The skill inspects raw inputs to remove non-semantic artifacts (line numbers, headers, invisible characters) and validates cleaned samples. It recommends choosing a model that matches the content language and domain, computing normalized embeddings in batches, and using dot-product on normalized vectors to get cosine similarities. Finally it sorts scores to identify top-k items and provides checks to verify correctness before exporting results.

When to use it

Preparing data for semantic search or document ranking tasks
Computing embeddings for queries and document collections
Evaluating retrieval quality on MTEB-style benchmarks
Identifying top-k similar items for recommendation or deduplication
Troubleshooting unexpected retrieval results or ranking ties

Best practices

Inspect raw file samples to detect prefixes, headers, or invisible characters before encoding
Clean data with targeted regex and strip whitespace; validate by printing sample cleaned lines
Choose a model that matches the content language and domain; prefer larger models when quality matters
Encode in batches and normalize embeddings to use dot product as cosine similarity
Sort similarities in descending order and use zero-based indices (k-th highest = index k-1)
Always verify: document count, sample content, and top-k with similarity scores

Example use cases

Ranking news articles by relevance to a search query after removing line-number artifacts
Computing embeddings for a multilingual dataset using a language-matched model for better retrieval
Finding the 5th most similar paragraph to a query in a large document collection
Running MTEB retrieval experiments with batched, normalized embeddings and explicit verification steps
Detecting near-duplicate documents by retrieving top-k similar items and inspecting similarity scores

FAQ

How do I remove line number prefixes reliably?

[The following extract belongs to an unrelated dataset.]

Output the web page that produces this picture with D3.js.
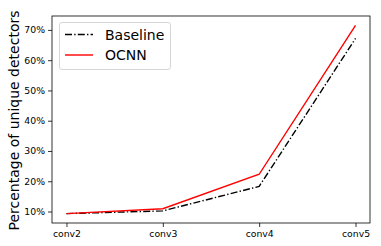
<!DOCTYPE html>
<html>
<head>
<meta charset="utf-8">
<script src="https://cdn.jsdelivr.net/npm/d3@7"></script>
<style>
  body { margin: 0; background: #fff; }
  svg { display: block; font-family: "DejaVu Sans", sans-serif; }
</style>
</head>
<body>
<svg id="chart"></svg>
<script>
// layers on x, percentage of unique detectors on y
const layers = ["conv2", "conv3", "conv4", "conv5"];
const baseline = [9.3, 10.2, 18.3, 67.2];
const ocnn = [9.3, 10.9, 22.3, 71.5];
const yTicks = [10, 20, 30, 40, 50, 60, 70];

const width = 381, height = 246;
const margin = {top: 16, right: 11, bottom: 23, left: 52};

const svg = d3.select("#chart").attr("width", width).attr("height", height);

const x = d3.scaleLinear()
  .domain([-0.15, layers.length - 1 + 0.15])
  .range([margin.left, width - margin.right]);

const y = d3.scaleLinear()
  .domain([6.2, 74.6])
  .range([height - margin.bottom, margin.top]);

// x axis
const xAxis = svg.append("g")
  .attr("transform", `translate(0,${height - margin.bottom})`)
  .call(d3.axisBottom(x).tickValues(d3.range(layers.length)).tickFormat(i => layers[i]).tickSize(4).tickPadding(3));
xAxis.select(".domain").remove();
xAxis.selectAll("text").attr("font-size", 9.3).attr("fill", "#000").attr("font-family", "DejaVu Sans");
xAxis.selectAll("line").attr("stroke-width", 0.8);

// y axis
const yAxis = svg.append("g")
  .attr("transform", `translate(${margin.left},0)`)
  .call(d3.axisLeft(y).tickValues(yTicks).tickFormat(d => d + "%").tickSize(4).tickPadding(3));
yAxis.select(".domain").remove();
yAxis.selectAll("text").attr("font-size", 9.3).attr("fill", "#000").attr("font-family", "DejaVu Sans");
yAxis.selectAll("line").attr("stroke-width", 0.8);

// frame
svg.append("rect")
  .attr("x", margin.left).attr("y", margin.top)
  .attr("width", width - margin.left - margin.right)
  .attr("height", height - margin.top - margin.bottom)
  .attr("fill", "none").attr("stroke", "#000").attr("stroke-width", 0.8);

const line = d3.line().x((d, i) => x(i)).y(d => y(d));

svg.append("path")
  .datum(baseline)
  .attr("d", line)
  .attr("fill", "none")
  .attr("stroke", "#000")
  .attr("stroke-width", 1.4)
  .attr("stroke-dasharray", "7,2.2,1.4,2.2");

svg.append("path")
  .datum(ocnn)
  .attr("d", line)
  .attr("fill", "none")
  .attr("stroke", "red")
  .attr("stroke-width", 1.4);

// y label
svg.append("text")
  .attr("transform", `translate(14,${(margin.top + height - margin.bottom) / 2 + 1}) rotate(-90)`)
  .attr("text-anchor", "middle")
  .attr("dominant-baseline", "central")
  .attr("font-size", 14)
  .text("Percentage of unique detectors");

// legend
const legend = svg.append("g");
legend.append("rect")
  .attr("x", 59.5).attr("y", 22.5).attr("width", 111).attr("height", 47).attr("rx", 2.5)
  .attr("fill", "#fff").attr("fill-opacity", 0.8).attr("stroke", "#ccc").attr("stroke-width", 0.8);

const items = [
  {name: "Baseline", color: "#000", dash: "7,2.2,1.4,2.2"},
  {name: "OCNN", color: "red", dash: null}
];
items.forEach((it, i) => {
  const cy = 34.5 + i * 20.5;
  legend.append("line")
    .attr("x1", 65).attr("x2", 93).attr("y1", cy).attr("y2", cy)
    .attr("stroke", it.color).attr("stroke-width", 1.4)
    .attr("stroke-dasharray", it.dash);
  legend.append("text")
    .attr("x", 105).attr("y", cy)
    .attr("dominant-baseline", "central")
    .attr("font-size", 14)
    .text(it.name);
});
</script>
</body>
</html>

Use a simple regex to strip leading digits and delimiters (e.g., re.sub(r'^\s*\d+[→\t]', '', line)) and then trim whitespace. Test on several samples before batch processing.

Why normalize embeddings?

Normalization lets you compute cosine similarity with a single dot product, which is faster and numerically stable for ranking.

How do I handle ties in similarity scores?

Document ties explicitly in results. If deterministic ordering is required, add a secondary sort key such as original index or timestamp.